WHAT IS BEING ASKED: Only the lines from the start up to and including the line containing "packet_lengths = ['1', '15', '30', '45', '60', '75']" should be repeated, word for word.

RECORDED DATA:
---

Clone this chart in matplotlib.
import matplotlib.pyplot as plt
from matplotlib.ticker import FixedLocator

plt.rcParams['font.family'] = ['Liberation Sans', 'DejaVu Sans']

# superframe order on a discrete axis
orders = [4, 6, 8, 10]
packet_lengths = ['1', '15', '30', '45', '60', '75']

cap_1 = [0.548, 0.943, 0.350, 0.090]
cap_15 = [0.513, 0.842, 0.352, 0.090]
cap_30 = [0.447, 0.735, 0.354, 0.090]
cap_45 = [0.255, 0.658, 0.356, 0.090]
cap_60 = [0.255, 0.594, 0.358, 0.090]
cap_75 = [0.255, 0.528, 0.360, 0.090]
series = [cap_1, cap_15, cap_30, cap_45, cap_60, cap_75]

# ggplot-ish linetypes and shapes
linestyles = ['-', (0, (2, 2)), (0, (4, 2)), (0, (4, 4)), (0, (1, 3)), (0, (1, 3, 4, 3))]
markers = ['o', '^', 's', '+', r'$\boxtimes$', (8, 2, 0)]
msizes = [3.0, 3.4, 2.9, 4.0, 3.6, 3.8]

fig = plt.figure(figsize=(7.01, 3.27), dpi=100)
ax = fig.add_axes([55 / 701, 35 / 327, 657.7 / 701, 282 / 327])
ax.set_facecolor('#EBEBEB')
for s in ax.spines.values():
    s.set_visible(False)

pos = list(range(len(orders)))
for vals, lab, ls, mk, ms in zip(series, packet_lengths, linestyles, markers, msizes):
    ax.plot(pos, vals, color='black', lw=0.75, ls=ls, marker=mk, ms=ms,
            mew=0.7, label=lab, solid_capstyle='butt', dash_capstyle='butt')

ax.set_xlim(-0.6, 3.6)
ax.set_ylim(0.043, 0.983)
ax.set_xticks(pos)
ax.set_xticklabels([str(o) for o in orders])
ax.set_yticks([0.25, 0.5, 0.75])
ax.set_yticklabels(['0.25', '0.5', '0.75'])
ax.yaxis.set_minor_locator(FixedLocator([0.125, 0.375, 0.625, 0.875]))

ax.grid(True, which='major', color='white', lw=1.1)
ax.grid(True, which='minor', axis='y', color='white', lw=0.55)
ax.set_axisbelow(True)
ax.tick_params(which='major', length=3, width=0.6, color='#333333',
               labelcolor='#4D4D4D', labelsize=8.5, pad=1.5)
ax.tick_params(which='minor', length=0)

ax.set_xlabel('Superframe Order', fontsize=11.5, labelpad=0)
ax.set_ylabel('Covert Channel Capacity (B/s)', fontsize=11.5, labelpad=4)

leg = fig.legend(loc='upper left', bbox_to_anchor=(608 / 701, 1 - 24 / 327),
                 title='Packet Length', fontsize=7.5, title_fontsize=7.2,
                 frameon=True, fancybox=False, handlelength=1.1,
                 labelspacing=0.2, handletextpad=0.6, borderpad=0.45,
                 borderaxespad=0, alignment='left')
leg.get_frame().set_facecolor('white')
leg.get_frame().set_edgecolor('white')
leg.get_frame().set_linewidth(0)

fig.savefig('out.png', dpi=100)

---

TASK SOLUTION:
Clone this chart in matplotlib.
import matplotlib.pyplot as plt
from matplotlib.ticker import FixedLocator

plt.rcParams['font.family'] = ['Liberation Sans', 'DejaVu Sans']

# superframe order on a discrete axis
orders = [4, 6, 8, 10]
packet_lengths = ['1', '15', '30', '45', '60', '75']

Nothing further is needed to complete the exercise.